自分史 物怖じしない国際人を育てるヒント集

近現代史に触れつつ自分の生涯を追体験的に語ることによって環境、体験、教育がいかに一個人の自己形成に影響したか跡付ける。

下山事件/暗殺者の夏

2015-07-05 | 体験>知識

われわれ末端の学生同盟員は街頭活動ばかりしていたわけではない。
大学の勉強はしなかったが戦後の政治経済史なかでも労働運動史は共有すべき学習課題だった。
必要に応じての学習会だったので乾いた大地が慈雨を吸い込むように知識を深めた。
なかでも2.1ストと民同の誕生、総評への変身、マッカーサー司令部と政権による人員整理攻勢、労働運動の弾圧の歴史は現在進行形のように身近に感じられた。
その中の一齣下山事件はミステリーに満ちた政治的未解決事件として今なお生の事件である。

66年前1949年の7月5日下山国鉄総裁が暗殺された。

国鉄労組と共産勢力を潰すためにGHQ諜報部と吉田内閣の裏組織が仕掛けた三大
謀略事件の一つ下山事件の真相解明は10年前柴田哲孝が「最後の証言」を発表したことによってヤマを越えた。
不起訴にした警視庁の正義と自殺説の信頼が地に墜ちた。
柴田氏は反共陰謀の梁山泊ともいうべきライカビルの亜細亜産業に集う政財界人、政商、利権右翼、日米諜報員、元特務・憲兵・特高、殺し屋をあぶり出し、渦中の「私の祖父は、実行犯なのか?」という疑問を糸口に事件を追究した。
そしてついに祖父宏の上司である亜細亜産業=矢板機関の総帥玄に面会して「君、米ソ対立の大局をみなさい」という証言を引き出した。
この両者の対峙シーン、真剣勝負は圧巻である。
「暗殺者の夏」は推測で証拠の空白を埋めて実行の動機、一部始終を描いた待望の続編である。

わたしは本書を読んで以下の諸点に興味をそそられた。

司法解剖の世界で張り合ってきた二大法医学教室の権威、東大対慶大。
かたや東大鑑定人古畑Drは死後轢断、と鑑定し、朝日新聞が展開する他殺説の根拠となった。
東大の解剖執刀医桑島Drは急所を蹴り上げたことによるショック死を死因にあげている。
慶大の論者は中館Drだ。ただしかれは遺体を実見していない。
推測で古畑鑑定を批判し、生体轢断の論陣を張った。
毎日新聞が展開する自殺説の根拠となった。

現場に血がすくないことから血をぬかれた失血死が死因と考えられるが3000人の生体実験をおこなった満洲の731部隊の元隊員の関わりは?
血液といえば731だ。かれらは戦後血液銀行緑十字を立ち上げた。

GHQ民生部GSと参謀諜報部G2の確執。
G2のキャノン機関がサポートの役割で加担し矢板機関が首謀した事件として小説風に全体像をまとめているが、下山事件は、三鷹事件、松川事件とは異質の独立峰なのか?
ひと夏に相次いでおきた事件は一連の山脈の三つのピークであると考えられる。
それぞれのデザイナー(参謀)の上にグランド・デザイナーがいるにちがいない。
CIA(アレン・ダレス長官)とG2(ウイロビー部長)の関与の研究がまたれる。

吉田首相、白州次郎は真相を知っていたが、どこまで陰謀に関わったか?
吉田首相は2年近くのちに次期国務長官ジョン・ダレスとの会見で「日本政府は1949年夏に発生した国鉄総裁暗殺事件は、一人の朝鮮人による犯行と断定した」(493)と語っている。

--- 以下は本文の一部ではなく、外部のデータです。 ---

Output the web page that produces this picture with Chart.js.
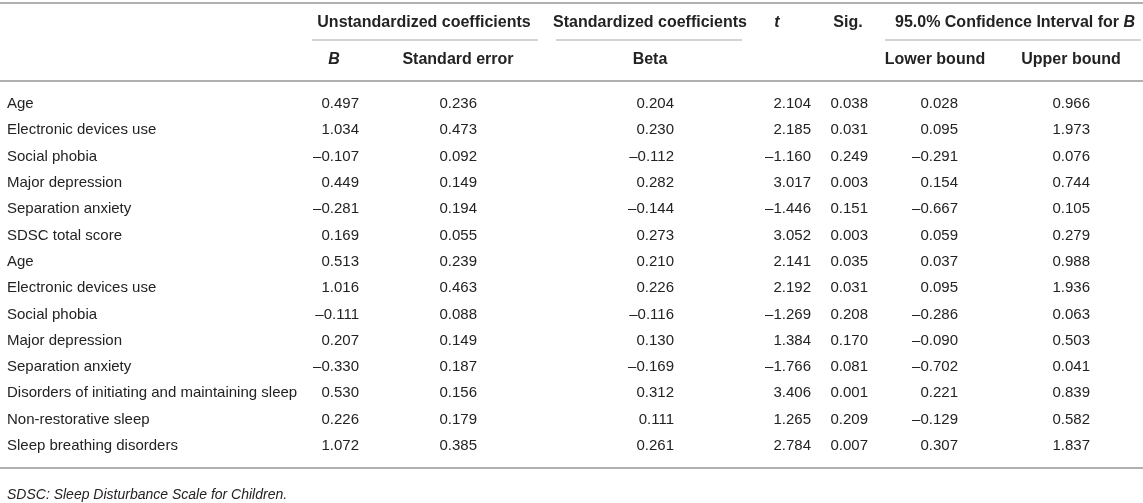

電力再編成と国鉄電化計画が暗殺事件の動機としてあげられている。
電力再編成には、吉田茂の側近白州次郎が根回しし、世界を股にかけた自立思索者、フィクサーにしてかつ利権屋田中清玄、政財界の大物フィクサーゆえに稀代のキングメーカーと称された利権屋三浦義一が深く絡んでいる。
下山総裁が推した国鉄電化計画が電力再編成の障碍になるほどに進捗していたとは思えない。
戦後復興の裏面史研究によって証拠立てられないと弱い気がする。

ライカビルは満洲、上海に関わった魑魅魍魎が集う人脈と情報のサロンであり、上海から持ち帰った金銀財宝の保管所であり、戦後復興利権の取引所であった。
そして何よりも反共同志のセンターだった。
そして魑魅魍魎を泣く子も黙るGHQの闇組織が保護していた。
暗殺者の動機はカネと反共であろう。
反共を軸に舞台をまわすと同じ役者でも別のシナリオになると思った。
総帥矢崎玄の「米ソ対立の大局を見よ」なることばにそって著者が何時の日か別の小説を書いてくれないかなあ。